Two former executives of a Japanese company that sells desalinated ocean water harvested from off the Kona Coast operated multiple schemes to steal millions of dollars from the company during and after their employment, according to a grand jury indictment unsealed this week in U.S. District Court.
Only one of the executives, Yasuhiro Hirayama, a former chief financial officer and board member of Koyo USA Corp., is charged with crimes in the December indictment.
The other, former marketing and communications manager Yutaka Ishiyama, is mentioned in the indictment only by the initials Y.I. According to other court documents, Ishiyama made admissions about the schemes to IRS investigators in August. He died in October.
A U.S. magistrate judge here granted the government’s request in October for a warrant to seize $811,547 that was in escrow from Ishiyama’s sale of his home in Washington state.
Koyo USA, a subsidiary of the Japanese company Koyo-Sha Co. Ltd., sells MaHaLo Hawaii Deep Sea bottled water in Japan and other parts of Asia.
According to the indictment and other court documents, Hirayama and Ishiyama persuaded their bosses to purchase bottle labels at a 110 percent markup from a California vendor without disclosing that they owned and controlled the vendor. They even created false documents to make it appear that the vendor produced the labels when in fact it purchased them from a true label manufacturer.
As part of the scheme, Melanie Edwards, another defendant charged in the indictment and the only employee of the California vendor, corresponded with Koyo from her home in Sherman Oaks, Calif., to keep up the ruse.
The vendor listed Edwards’ home as its office address and a rented post office box as its business address. The indictment says Hirayama, Ishiyama and Edwards defrauded Koyo out of more than $15 million in label purchases and commissions paid to Hirayama and Ishiyama from 2004 to 2014.
The indictment also says Hirayama and Ishiyama encouraged a Koyo employee to retain a Honolulu lawyer and threaten a sexual harassment lawsuit against the company. Hirayama and Ishiyama persuaded their bosses to let them handle the matter. They then created a phony law firm to negotiate a settlement with the employee.
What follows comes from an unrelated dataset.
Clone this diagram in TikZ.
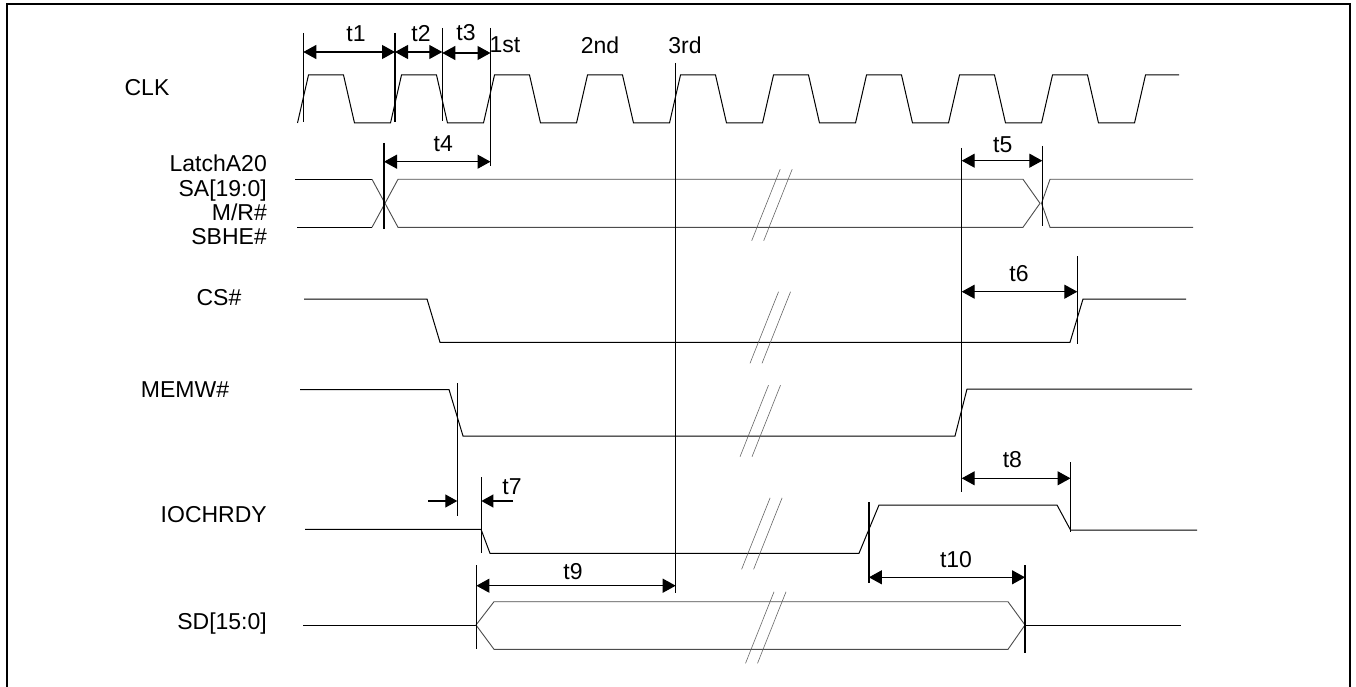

Hirayama and Ishiyama reported to their bosses that the employee, a showroom manager, agreed to settle her sexual harassment, age and race discrimination claims against Koyo and the company’s chief operating officer for $2.46 million. The actual settlement amounts, which were paid to the employee’s lawyer, totaled $1.41 million. According to the indictment, Hirayama and Ishiyama pocketed the $1.05 million difference plus $364,510 that Koyo paid out for services the phony law firm never performed.
Another scheme detailed in the indictment involved the replacement of PVC pipes at Koyo’s processing plant at the Natural Energy Laboratory of Hawaii Authority’s technology park in North Kona. The indictment says the job cost $265,712 but that Hirayama’s accomplice, handyman Curtis Paza, billed the company $719,816. Paza, who is charged in the indictment, posed as the contractor while the work was actually performed by a licensed plumber.
Hirayama and Ishiyama are also accused of a fourth scheme, which involved presenting fake documents through a lawyer to demand severance payments from Koyo after they had stopped working for the company. The indictment says Hira- yama and Ishiyama claimed they were each due $800,000 plus five years of salary and health care benefits, and that Hirayama collected at least $2.8 million.
The indictment charges Hirayama, Edwards and Paza with multiple counts of wire fraud, money laundering and conspiring to launder money. The government has filed forfeiture claims against the defendants for more than $18 million in cash, five pieces of artwork valued at $91,466, and a 10-acre farm property in Kona that has a tax-assessed value of $2.5 million.